> Exercise instructions: Retype the whole listing, please, keeping every line exact and dropping the pictures.
—————
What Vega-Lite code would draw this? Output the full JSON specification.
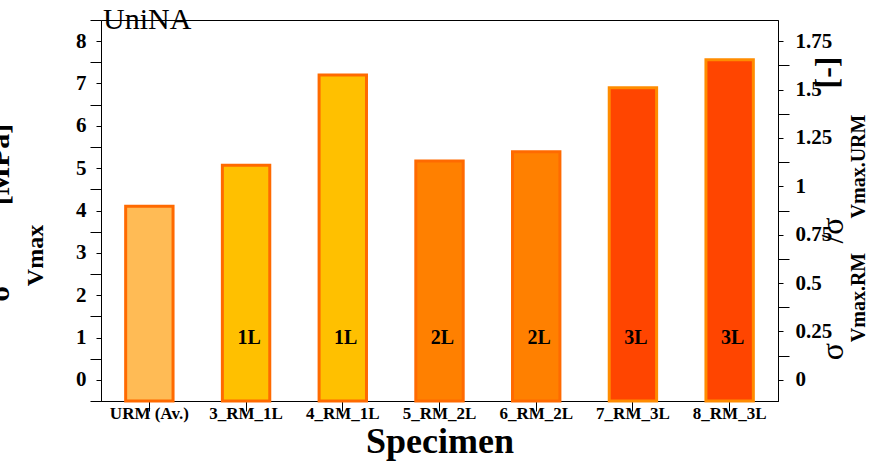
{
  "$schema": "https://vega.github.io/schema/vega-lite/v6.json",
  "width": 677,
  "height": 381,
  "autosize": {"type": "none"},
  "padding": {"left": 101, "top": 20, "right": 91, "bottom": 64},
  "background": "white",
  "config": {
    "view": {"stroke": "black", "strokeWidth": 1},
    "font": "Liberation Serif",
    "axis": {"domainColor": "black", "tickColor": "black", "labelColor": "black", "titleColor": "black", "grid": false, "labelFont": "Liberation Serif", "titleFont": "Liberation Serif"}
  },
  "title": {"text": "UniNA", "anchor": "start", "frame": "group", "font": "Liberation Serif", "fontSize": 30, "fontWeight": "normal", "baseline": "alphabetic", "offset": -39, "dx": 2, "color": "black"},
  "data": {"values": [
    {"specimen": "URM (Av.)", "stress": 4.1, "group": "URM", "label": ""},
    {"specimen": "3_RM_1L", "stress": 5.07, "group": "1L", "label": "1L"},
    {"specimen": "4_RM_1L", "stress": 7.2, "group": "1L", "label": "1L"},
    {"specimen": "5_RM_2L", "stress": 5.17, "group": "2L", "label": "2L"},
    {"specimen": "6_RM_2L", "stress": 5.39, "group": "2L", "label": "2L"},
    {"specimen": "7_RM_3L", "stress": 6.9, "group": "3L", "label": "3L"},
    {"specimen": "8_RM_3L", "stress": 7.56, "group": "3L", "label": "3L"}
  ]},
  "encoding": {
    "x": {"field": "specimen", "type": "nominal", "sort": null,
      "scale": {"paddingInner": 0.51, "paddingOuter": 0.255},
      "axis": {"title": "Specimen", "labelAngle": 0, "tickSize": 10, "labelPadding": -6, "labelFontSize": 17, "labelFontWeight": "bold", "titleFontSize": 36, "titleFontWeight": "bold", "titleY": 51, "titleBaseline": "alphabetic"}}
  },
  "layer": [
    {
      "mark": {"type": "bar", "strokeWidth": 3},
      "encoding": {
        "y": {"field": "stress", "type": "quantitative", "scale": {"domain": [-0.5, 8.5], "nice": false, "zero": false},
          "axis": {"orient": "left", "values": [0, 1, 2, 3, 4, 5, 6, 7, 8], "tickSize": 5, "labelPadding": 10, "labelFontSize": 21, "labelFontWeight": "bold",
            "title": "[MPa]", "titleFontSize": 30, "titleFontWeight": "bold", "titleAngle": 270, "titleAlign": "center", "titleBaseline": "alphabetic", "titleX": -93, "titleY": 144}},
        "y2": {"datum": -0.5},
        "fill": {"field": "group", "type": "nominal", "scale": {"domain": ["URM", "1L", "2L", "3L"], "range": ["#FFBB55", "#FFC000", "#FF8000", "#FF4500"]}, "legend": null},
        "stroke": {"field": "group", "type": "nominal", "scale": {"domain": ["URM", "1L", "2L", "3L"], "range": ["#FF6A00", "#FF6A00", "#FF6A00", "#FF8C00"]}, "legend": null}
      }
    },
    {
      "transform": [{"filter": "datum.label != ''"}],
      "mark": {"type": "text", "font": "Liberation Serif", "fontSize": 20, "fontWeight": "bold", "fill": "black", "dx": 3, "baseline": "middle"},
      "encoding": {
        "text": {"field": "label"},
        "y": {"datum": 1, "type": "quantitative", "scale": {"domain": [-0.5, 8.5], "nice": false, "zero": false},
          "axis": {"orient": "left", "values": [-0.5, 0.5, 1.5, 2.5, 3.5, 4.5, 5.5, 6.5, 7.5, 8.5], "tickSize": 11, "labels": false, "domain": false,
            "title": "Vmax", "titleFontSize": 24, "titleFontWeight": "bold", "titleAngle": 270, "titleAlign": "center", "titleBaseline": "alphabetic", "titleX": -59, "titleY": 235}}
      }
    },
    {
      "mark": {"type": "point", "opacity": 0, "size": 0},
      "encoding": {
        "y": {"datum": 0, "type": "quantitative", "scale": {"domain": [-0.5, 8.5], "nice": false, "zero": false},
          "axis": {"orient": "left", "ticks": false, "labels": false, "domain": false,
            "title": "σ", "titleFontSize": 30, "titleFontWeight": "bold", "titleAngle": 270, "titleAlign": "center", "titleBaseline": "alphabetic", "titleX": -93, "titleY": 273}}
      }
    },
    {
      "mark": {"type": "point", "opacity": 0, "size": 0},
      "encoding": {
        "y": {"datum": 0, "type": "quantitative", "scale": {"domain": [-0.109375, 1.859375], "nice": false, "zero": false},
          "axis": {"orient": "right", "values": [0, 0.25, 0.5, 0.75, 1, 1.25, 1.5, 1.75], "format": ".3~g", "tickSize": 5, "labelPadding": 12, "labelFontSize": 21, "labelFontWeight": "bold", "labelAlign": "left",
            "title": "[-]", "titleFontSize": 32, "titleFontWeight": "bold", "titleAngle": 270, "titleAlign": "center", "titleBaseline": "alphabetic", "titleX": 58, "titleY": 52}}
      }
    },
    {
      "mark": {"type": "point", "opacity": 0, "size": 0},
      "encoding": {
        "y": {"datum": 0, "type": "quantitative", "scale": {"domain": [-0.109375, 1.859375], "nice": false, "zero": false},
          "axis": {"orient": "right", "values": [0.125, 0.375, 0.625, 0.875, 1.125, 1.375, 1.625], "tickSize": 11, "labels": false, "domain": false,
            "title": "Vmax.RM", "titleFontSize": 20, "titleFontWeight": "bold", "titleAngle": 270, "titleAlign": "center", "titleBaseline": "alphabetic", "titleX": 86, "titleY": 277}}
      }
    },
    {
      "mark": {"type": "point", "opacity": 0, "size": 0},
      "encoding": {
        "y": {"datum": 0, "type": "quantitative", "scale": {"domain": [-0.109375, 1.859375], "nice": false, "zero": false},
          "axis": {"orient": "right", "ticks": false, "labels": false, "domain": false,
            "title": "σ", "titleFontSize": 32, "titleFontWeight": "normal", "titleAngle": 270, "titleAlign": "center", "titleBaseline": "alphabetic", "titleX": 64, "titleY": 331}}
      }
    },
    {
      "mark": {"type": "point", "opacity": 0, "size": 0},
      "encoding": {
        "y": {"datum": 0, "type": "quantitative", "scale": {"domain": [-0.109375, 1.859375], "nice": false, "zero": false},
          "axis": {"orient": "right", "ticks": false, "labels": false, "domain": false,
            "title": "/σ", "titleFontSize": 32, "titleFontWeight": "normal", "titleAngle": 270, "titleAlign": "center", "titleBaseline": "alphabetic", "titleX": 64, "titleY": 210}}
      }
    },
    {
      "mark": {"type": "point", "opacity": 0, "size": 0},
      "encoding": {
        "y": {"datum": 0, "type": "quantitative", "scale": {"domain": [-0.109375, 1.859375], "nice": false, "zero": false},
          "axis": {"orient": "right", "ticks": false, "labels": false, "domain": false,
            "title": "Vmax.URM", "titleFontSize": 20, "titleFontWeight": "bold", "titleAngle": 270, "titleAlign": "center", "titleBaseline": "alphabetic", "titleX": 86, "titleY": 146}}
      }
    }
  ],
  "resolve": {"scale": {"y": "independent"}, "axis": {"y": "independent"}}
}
—————
> Worked answer:
What Vega-Lite code would draw this? Output the full JSON specification.
{
  "$schema": "https://vega.github.io/schema/vega-lite/v6.json",
  "width": 677,
  "height": 381,
  "autosize": {"type": "none"},
  "padding": {"left": 101, "top": 20, "right": 91, "bottom": 64},
  "background": "white",
  "config": {
    "view": {"stroke": "black", "strokeWidth": 1},
    "font": "Liberation Serif",
    "axis": {"domainColor": "black", "tickColor": "black", "labelColor": "black", "titleColor": "black", "grid": false, "labelFont": "Liberation Serif", "titleFont": "Liberation Serif"}
  },
  "title": {"text": "UniNA", "anchor": "start", "frame": "group", "font": "Liberation Serif", "fontSize": 30, "fontWeight": "normal", "baseline": "alphabetic", "offset": -39, "dx": 2, "color": "black"},
  "data": {"values": [
    {"specimen": "URM (Av.)", "stress": 4.1, "group": "URM", "label": ""},
    {"specimen": "3_RM_1L", "stress": 5.07, "group": "1L", "label": "1L"},
    {"specimen": "4_RM_1L", "stress": 7.2, "group": "1L", "label": "1L"},
    {"specimen": "5_RM_2L", "stress": 5.17, "group": "2L", "label": "2L"},
    {"specimen": "6_RM_2L", "stress": 5.39, "group": "2L", "label": "2L"},
    {"specimen": "7_RM_3L", "stress": 6.9, "group": "3L", "label": "3L"},
    {"specimen": "8_RM_3L", "stress": 7.56, "group": "3L", "label": "3L"}
  ]},
  "encoding": {
    "x": {"field": "specimen", "type": "nominal", "sort": null,
      "scale": {"paddingInner": 0.51, "paddingOuter": 0.255},
      "axis": {"title": "Specimen", "labelAngle": 0, "tickSize": 10, "labelPadding": -6, "labelFontSize": 17, "labelFontWeight": "bold", "titleFontSize": 36, "titleFontWeight": "bold", "titleY": 51, "titleBaseline": "alphabetic"}}
  },
  "layer": [
    {
      "mark": {"type": "bar", "strokeWidth": 3},
      "encoding": {
        "y": {"field": "stress", "type": "quantitative", "scale": {"domain": [-0.5, 8.5], "nice": false, "zero": false},
          "axis": {"orient": "left", "values": [0, 1, 2, 3, 4, 5, 6, 7, 8], "tickSize": 5, "labelPadding": 10, "labelFontSize": 21, "labelFontWeight": "bold",
            "title": "[MPa]", "titleFontSize": 30, "titleFontWeight": "bold", "titleAngle": 270, "titleAlign": "center", "titleBaseline": "alphabetic", "titleX": -93, "titleY": 144}},
        "y2": {"datum": -0.5},
        "fill": {"field": "group", "type": "nominal", "scale": {"domain": ["URM", "1L", "2L", "3L"], "range": ["#FFBB55", "#FFC000", "#FF8000", "#FF4500"]}, "legend": null},
        "stroke": {"field": "group", "type": "nominal", "scale": {"domain": ["URM", "1L", "2L", "3L"], "range": ["#FF6A00", "#FF6A00", "#FF6A00", "#FF8C00"]}, "legend": null}
      }
    },
    {
      "transform": [{"filter": "datum.label != ''"}],
      "mark": {"type": "text", "font": "Liberation Serif", "fontSize": 20, "fontWeight": "bold", "fill": "black", "dx": 3, "baseline": "middle"},
      "encoding": {
        "text": {"field": "label"},
        "y": {"datum": 1, "type": "quantitative", "scale": {"domain": [-0.5, 8.5], "nice": false, "zero": false},
          "axis": {"orient": "left", "values": [-0.5, 0.5, 1.5, 2.5, 3.5, 4.5, 5.5, 6.5, 7.5, 8.5], "tickSize": 11, "labels": false, "domain": false,
            "title": "Vmax", "titleFontSize": 24, "titleFontWeight": "bold", "titleAngle": 270, "titleAlign": "center", "titleBaseline": "alphabetic", "titleX": -59, "titleY": 235}}
      }
    },
    {
      "mark": {"type": "point", "opacity": 0, "size": 0},
      "encoding": {
        "y": {"datum": 0, "type": "quantitative", "scale": {"domain": [-0.5, 8.5], "nice": false, "zero": false},
          "axis": {"orient": "left", "ticks": false, "labels": false, "domain": false,
            "title": "σ", "titleFontSize": 30, "titleFontWeight": "bold", "titleAngle": 270, "titleAlign": "center", "titleBaseline": "alphabetic", "titleX": -93, "titleY": 273}}
      }
    },
    {
      "mark": {"type": "point", "opacity": 0, "size": 0},
      "encoding": {
        "y": {"datum": 0, "type": "quantitative", "scale": {"domain": [-0.109375, 1.859375], "nice": false, "zero": false},
          "axis": {"orient": "right", "values": [0, 0.25, 0.5, 0.75, 1, 1.25, 1.5, 1.75], "format": ".3~g", "tickSize": 5, "labelPadding": 12, "labelFontSize": 21, "labelFontWeight": "bold", "labelAlign": "left",
            "title": "[-]", "titleFontSize": 32, "titleFontWeight": "bold", "titleAngle": 270, "titleAlign": "center", "titleBaseline": "alphabetic", "titleX": 58, "titleY": 52}}
      }
    },
    {
      "mark": {"type": "point", "opacity": 0, "size": 0},
      "encoding": {
        "y": {"datum": 0, "type": "quantitative", "scale": {"domain": [-0.109375, 1.859375], "nice": false, "zero": false},
          "axis": {"orient": "right", "values": [0.125, 0.375, 0.625, 0.875, 1.125, 1.375, 1.625], "tickSize": 11, "labels": false, "domain": false,
            "title": "Vmax.RM", "titleFontSize": 20, "titleFontWeight": "bold", "titleAngle": 270, "titleAlign": "center", "titleBaseline": "alphabetic", "titleX": 86, "titleY": 277}}
      }
    },
    {
      "mark": {"type": "point", "opacity": 0, "size": 0},
      "encoding": {
        "y": {"datum": 0, "type": "quantitative", "scale": {"domain": [-0.109375, 1.859375], "nice": false, "zero": false},
          "axis": {"orient": "right", "ticks": false, "labels": false, "domain": false,
            "title": "σ", "titleFontSize": 32, "titleFontWeight": "normal", "titleAngle": 270, "titleAlign": "center", "titleBaseline": "alphabetic", "titleX": 64, "titleY": 331}}
      }
    },
    {
      "mark": {"type": "point", "opacity": 0, "size": 0},
      "encoding": {
        "y": {"datum": 0, "type": "quantitative", "scale": {"domain": [-0.109375, 1.859375], "nice": false, "zero": false},
          "axis": {"orient": "right", "ticks": false, "labels": false, "domain": false,
            "title": "/σ", "titleFontSize": 32, "titleFontWeight": "normal", "titleAngle": 270, "titleAlign": "center", "titleBaseline": "alphabetic", "titleX": 64, "titleY": 210}}
      }
    },
    {
      "mark": {"type": "point", "opacity": 0, "size": 0},
      "encoding": {
        "y": {"datum": 0, "type": "quantitative", "scale": {"domain": [-0.109375, 1.859375], "nice": false, "zero": false},
          "axis": {"orient": "right", "ticks": false, "labels": false, "domain": false,
            "title": "Vmax.URM", "titleFontSize": 20, "titleFontWeight": "bold", "titleAngle": 270, "titleAlign": "center", "titleBaseline": "alphabetic", "titleX": 86, "titleY": 146}}
      }
    }
  ],
  "resolve": {"scale": {"y": "independent"}, "axis": {"y": "independent"}}
}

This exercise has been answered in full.